■ **Collected data**:

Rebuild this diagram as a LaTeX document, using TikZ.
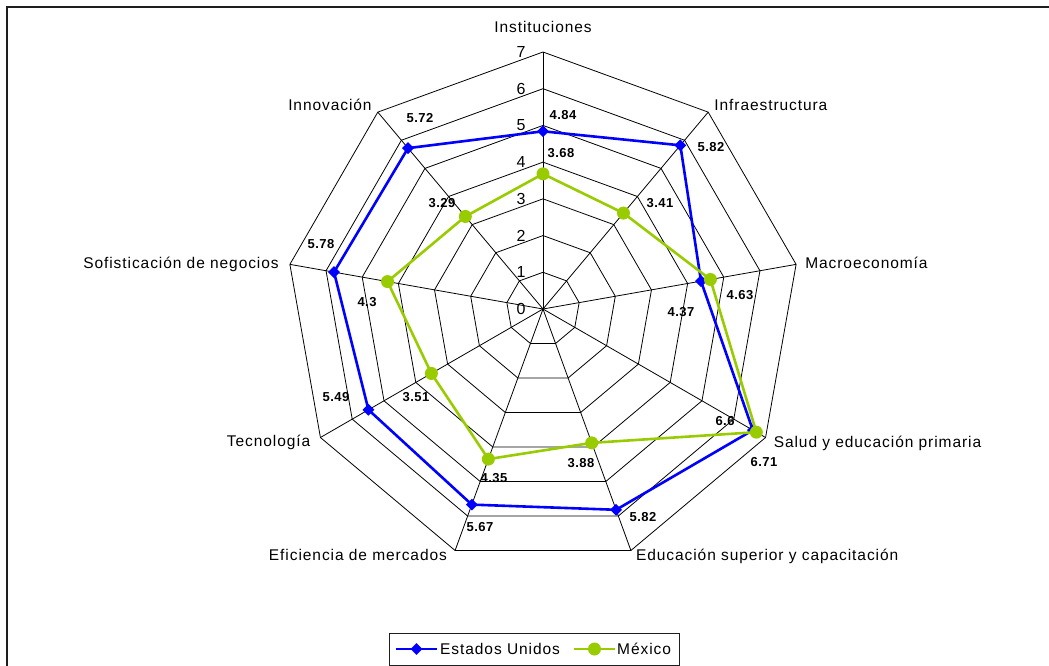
\documentclass[tikz,border=0pt]{standalone}
\usepackage{fontspec}
\setmainfont{Liberation Sans}
\newfontfamily\catfont[LetterSpace=6]{Liberation Sans}
\newfontfamily\valfont[LetterSpace=3.5]{Liberation Sans}
\usetikzlibrary{shapes.geometric}
\definecolor{usblue}{RGB}{0,0,255}
\definecolor{mxgreen}{RGB}{153,204,0}
\definecolor{framegray}{RGB}{30,30,30}

\begin{document}
\begin{tikzpicture}
[x=1pt,y=1pt,%
  grid/.style={black,line width=0.8pt},%
  usline/.style={draw=usblue,line width=2.6pt,line join=round},%
  mxline/.style={draw=mxgreen,line width=2.6pt,line join=round},%
  usmark/.style={diamond,fill=usblue,inner sep=0pt,minimum size=12pt},%
  mxmark/.style={circle,fill=mxgreen,inner sep=0pt,minimum size=13pt},%
  catlabel/.style={font=\catfont\fontsize{15.5}{18}\selectfont,inner sep=0pt},%
  ticklabel/.style={font=\catfont\fontsize{16}{18}\selectfont,inner sep=0pt},%
  vallabel/.style={font=\valfont\bfseries\fontsize{13}{15}\selectfont,inner sep=0pt},%
  legendbox/.style={draw=framegray,line width=0.9pt,minimum width=290pt,minimum height=32pt,inner sep=0pt}]
\useasboundingbox (-543,-357) rectangle (506,309);
\pgfmathsetmacro\unit{257/7}
% frame
\draw[framegray,line width=1.8pt] (-536,-357) -- (-536,302) -- (506,302);
% axes and rings
\coordinate (o) at (0,0);
\foreach \k in {0,...,8}
  \coordinate (ax\k) at (90-40*\k:7*\unit);
\foreach \r in {1,...,7}
  \draw[grid] (90:\r*\unit) \foreach \k in {1,...,8} {-- (90-40*\k:\r*\unit)} -- cycle;
\foreach \k in {0,...,8}
  \draw[grid] (o) -- (ax\k);
\foreach \r in {0,...,7}
  \node[ticklabel] (tick\r) at (-22,\r*\unit) {\r};
% categories
\node[catlabel,anchor=base] (cat0) at ([shift={(0,19)}]ax0) {Instituciones};
\node[catlabel,anchor=base west] (cat1) at ([shift={(6,2)}]ax1) {Infraestructura};
\node[catlabel,anchor=base west] (cat2) at ([shift={(9,-4)}]ax2) {Macroeconomía};
\node[catlabel,anchor=base west] (cat3) at ([shift={(8,-10)}]ax3) {Salud y educación primaria};
\node[catlabel,anchor=base west] (cat4) at ([shift={(5,-10)}]ax4) {Educación superior y capacitación};
\node[catlabel,anchor=base east] (cat5) at ([shift={(-8,-10)}]ax5) {Eficiencia de mercados};
\node[catlabel,anchor=base east] (cat6) at ([shift={(-10,-9)}]ax6) {Tecnología};
\node[catlabel,anchor=base east] (cat7) at ([shift={(-11,-4)}]ax7) {Sofisticación de negocios};
\node[catlabel,anchor=base east] (cat8) at ([shift={(-6,2)}]ax8) {Innovación};
% series
\foreach \v [count=\k from 0] in {4.84,5.82,4.37,6.6,5.82,5.67,5.49,5.78,5.72}
  \coordinate (us\k) at (90-40*\k:\v*\unit);
\foreach \v [count=\k from 0] in {3.68,3.41,4.63,6.71,3.88,4.35,3.51,4.3,3.29}
  \coordinate (mx\k) at (90-40*\k:\v*\unit);
\draw[usline] (us0) \foreach \k in {1,...,8} {-- (us\k)} -- cycle;
\foreach \k in {0,...,8}
  \node[usmark] (usm\k) at (us\k) {};
\draw[mxline] (mx0) \foreach \k in {1,...,8} {-- (mx\k)} -- cycle;
\foreach \k in {0,...,8}
  \node[mxmark] (mxm\k) at (mx\k) {};
% data labels
\foreach \p/\t [count=\i] in {{(20,194)}/4.84,{(168,162)}/5.82,{(138,-3)}/4.37,{(182,-112)}/6.6,
    {(100,-208)}/5.82,{(-63,-218)}/5.67,{(-207,-88)}/5.49,{(-222,65)}/5.78,{(-123,191)}/5.72}
  \node[vallabel] (usv\i) at \p {\t};
\foreach \p/\t [count=\i] in {{(18,156)}/3.68,{(117,106)}/3.41,{(197,14)}/4.63,{(221,-153)}/6.71,
    {(38,-154)}/3.88,{(-49,-169)}/4.35,{(-127,-88)}/3.51,{(-176,7)}/4.3,{(-101,106)}/3.29}
  \node[vallabel] (mxv\i) at \p {\t};
% legend
\node[legendbox] (legend) at (-9,-340) {};
\coordinate (lgus-a) at (-147,-340);
\coordinate (lgus-b) at (-106,-340);
\draw[usline] (lgus-a) -- (lgus-b);
\node[usmark] (lgus) at (-126.5,-340) {};
\node[catlabel,anchor=base west] (lgus-txt) at (-103,-345) {Estados Unidos};
\coordinate (lgmx-a) at (31,-340);
\coordinate (lgmx-b) at (72,-340);
\draw[mxline] (lgmx-a) -- (lgmx-b);
\node[mxmark] (lgmx) at (51.5,-340) {};
\node[catlabel,anchor=base west] (lgmx-txt) at (74,-345) {México};
\end{tikzpicture}
\end{document}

■ **Directions for this task**: Your task is to reproduce all of the material exactly. The pictures stay out.

■ **Written response**:
Rebuild this diagram as a LaTeX document, using TikZ.
\documentclass[tikz,border=0pt]{standalone}
\usepackage{fontspec}
\setmainfont{Liberation Sans}
\newfontfamily\catfont[LetterSpace=6]{Liberation Sans}
\newfontfamily\valfont[LetterSpace=3.5]{Liberation Sans}
\usetikzlibrary{shapes.geometric}
\definecolor{usblue}{RGB}{0,0,255}
\definecolor{mxgreen}{RGB}{153,204,0}
\definecolor{framegray}{RGB}{30,30,30}

\begin{document}
\begin{tikzpicture}
[x=1pt,y=1pt,%
  grid/.style={black,line width=0.8pt},%
  usline/.style={draw=usblue,line width=2.6pt,line join=round},%
  mxline/.style={draw=mxgreen,line width=2.6pt,line join=round},%
  usmark/.style={diamond,fill=usblue,inner sep=0pt,minimum size=12pt},%
  mxmark/.style={circle,fill=mxgreen,inner sep=0pt,minimum size=13pt},%
  catlabel/.style={font=\catfont\fontsize{15.5}{18}\selectfont,inner sep=0pt},%
  ticklabel/.style={font=\catfont\fontsize{16}{18}\selectfont,inner sep=0pt},%
  vallabel/.style={font=\valfont\bfseries\fontsize{13}{15}\selectfont,inner sep=0pt},%
  legendbox/.style={draw=framegray,line width=0.9pt,minimum width=290pt,minimum height=32pt,inner sep=0pt}]
\useasboundingbox (-543,-357) rectangle (506,309);
\pgfmathsetmacro\unit{257/7}
% frame
\draw[framegray,line width=1.8pt] (-536,-357) -- (-536,302) -- (506,302);
% axes and rings
\coordinate (o) at (0,0);
\foreach \k in {0,...,8}
  \coordinate (ax\k) at (90-40*\k:7*\unit);
\foreach \r in {1,...,7}
  \draw[grid] (90:\r*\unit) \foreach \k in {1,...,8} {-- (90-40*\k:\r*\unit)} -- cycle;
\foreach \k in {0,...,8}
  \draw[grid] (o) -- (ax\k);
\foreach \r in {0,...,7}
  \node[ticklabel] (tick\r) at (-22,\r*\unit) {\r};
% categories
\node[catlabel,anchor=base] (cat0) at ([shift={(0,19)}]ax0) {Instituciones};
\node[catlabel,anchor=base west] (cat1) at ([shift={(6,2)}]ax1) {Infraestructura};
\node[catlabel,anchor=base west] (cat2) at ([shift={(9,-4)}]ax2) {Macroeconomía};
\node[catlabel,anchor=base west] (cat3) at ([shift={(8,-10)}]ax3) {Salud y educación primaria};
\node[catlabel,anchor=base west] (cat4) at ([shift={(5,-10)}]ax4) {Educación superior y capacitación};
\node[catlabel,anchor=base east] (cat5) at ([shift={(-8,-10)}]ax5) {Eficiencia de mercados};
\node[catlabel,anchor=base east] (cat6) at ([shift={(-10,-9)}]ax6) {Tecnología};
\node[catlabel,anchor=base east] (cat7) at ([shift={(-11,-4)}]ax7) {Sofisticación de negocios};
\node[catlabel,anchor=base east] (cat8) at ([shift={(-6,2)}]ax8) {Innovación};
% series
\foreach \v [count=\k from 0] in {4.84,5.82,4.37,6.6,5.82,5.67,5.49,5.78,5.72}
  \coordinate (us\k) at (90-40*\k:\v*\unit);
\foreach \v [count=\k from 0] in {3.68,3.41,4.63,6.71,3.88,4.35,3.51,4.3,3.29}
  \coordinate (mx\k) at (90-40*\k:\v*\unit);
\draw[usline] (us0) \foreach \k in {1,...,8} {-- (us\k)} -- cycle;
\foreach \k in {0,...,8}
  \node[usmark] (usm\k) at (us\k) {};
\draw[mxline] (mx0) \foreach \k in {1,...,8} {-- (mx\k)} -- cycle;
\foreach \k in {0,...,8}
  \node[mxmark] (mxm\k) at (mx\k) {};
% data labels
\foreach \p/\t [count=\i] in {{(20,194)}/4.84,{(168,162)}/5.82,{(138,-3)}/4.37,{(182,-112)}/6.6,
    {(100,-208)}/5.82,{(-63,-218)}/5.67,{(-207,-88)}/5.49,{(-222,65)}/5.78,{(-123,191)}/5.72}
  \node[vallabel] (usv\i) at \p {\t};
\foreach \p/\t [count=\i] in {{(18,156)}/3.68,{(117,106)}/3.41,{(197,14)}/4.63,{(221,-153)}/6.71,
    {(38,-154)}/3.88,{(-49,-169)}/4.35,{(-127,-88)}/3.51,{(-176,7)}/4.3,{(-101,106)}/3.29}
  \node[vallabel] (mxv\i) at \p {\t};
% legend
\node[legendbox] (legend) at (-9,-340) {};
\coordinate (lgus-a) at (-147,-340);
\coordinate (lgus-b) at (-106,-340);
\draw[usline] (lgus-a) -- (lgus-b);
\node[usmark] (lgus) at (-126.5,-340) {};
\node[catlabel,anchor=base west] (lgus-txt) at (-103,-345) {Estados Unidos};
\coordinate (lgmx-a) at (31,-340);
\coordinate (lgmx-b) at (72,-340);
\draw[mxline] (lgmx-a) -- (lgmx-b);
\node[mxmark] (lgmx) at (51.5,-340) {};
\node[catlabel,anchor=base west] (lgmx-txt) at (74,-345) {México};
\end{tikzpicture}
\end{document}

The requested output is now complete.